To achieve energy sustainability by 2050, we need a radical shift in the process and goals of research. Under the 2016 Paris Agreement, 95 countries agreed to pursue efforts to limit the temperature increase to 1.5°C above preindustrial levels. However, recent explorations of clean energy technologies highlight their inability to achieve such ambitious mitigation objectives. The most common questions often revolve around political drivers, rates of deployment, and scientific and economic viability of current technologies, spurring debate in the scientific community. Bill Gates’s recent announcement of Breakthrough Energy Ventures speaks highly of the need for “investing in [scientific breakthroughs] and moving them from the lab to the market.”
At the 2017 MRS Spring Meeting, a panel on Materials Needs for Energy Sustainability by 2050 rallied around accelerating the transition from idea to implementation. While discussions centered on what research is needed (tailored catalysts; high energy density, low-cost storage; self-healing materials; thermoelectrics), more sparks flew when considering how research should be conducted. Ultimately, the concept that researchers must think differently yielded two key recommendations:
1. Researchers should think differently about the goals of research. As David Cahen, editor of MRS Energy & Sustainability, provoked in his panel introduction: “Let’s assume that everything [the science] will work out.… You may be able to publish 20 papers in Science and Nature … but what then?” Similarly, Cherry Murray, Harvard University, said, “Industry will not fund applied fundamental science, which is somewhat curiosity driven.”
As scientists, we are often driven by curiosity. In fact, science begets innovation due to its curious and exploratory nature. But what inspires that curiosity, and can it be channeled toward solving immediate challenges, rather than fundamental discovery?
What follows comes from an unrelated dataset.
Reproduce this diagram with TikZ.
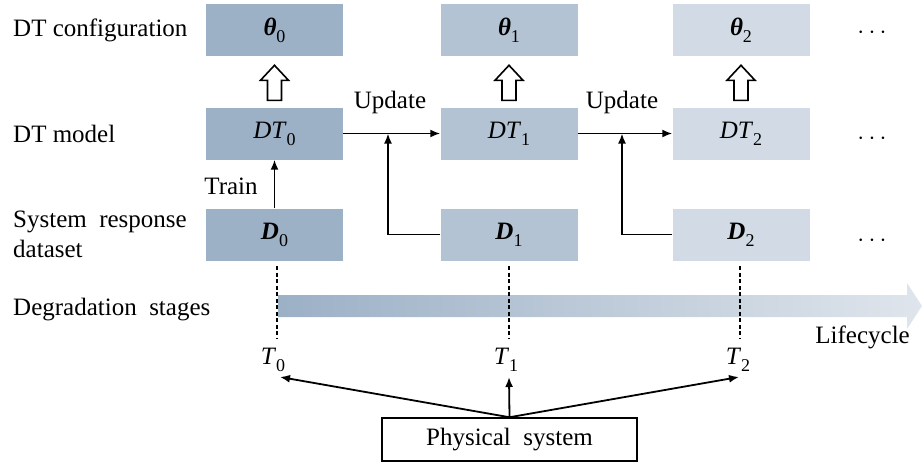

Ellen Williams, drawing from her experience at BP and the US Department of Energy’s Advanced Research Projects Agency-Energy (ARPA-E), suggested that a researcher consider how to “generate market and social pull for changing technologies.” In the context of materials research, this can mean better performance at a lower cost or new functionality. Achieving this goal requires a shift in the research process, bringing us to the second recommendation.
2. Researchers should think differently about the process of research. Fundamental science is the basis by which we can do anything applied, but the timeline from development to deployment in materials science can take 10 to 20 years. New tool development, new partnerships, and new visions are critical to implementing new processes.
First, the computational and materials design tools that have gained traction in the last decade require more consistent implementation in research practices. Increased merging of state-of-the-art computer science, materials synthesis, and characterization with rapid prototyping and new manufacturing techniques is still needed.
Second, increased cross-disciplinary engagement in scientific, engineering, and manufacturing fields leads to more targeted and relevant innovations. As George Crabtree, University of Illinois at Chicago and Argonne National Laboratory, indicated, “We love to play in the lab. It’s great without realizing … that you can’t scale it. We’re beginning to take that into account.”
The relationship between materials development and social impact has brought energy to the forefront of the MRS community. When we consider how and why we conduct research in our respective areas of interest, we can rapidly advance toward our goals.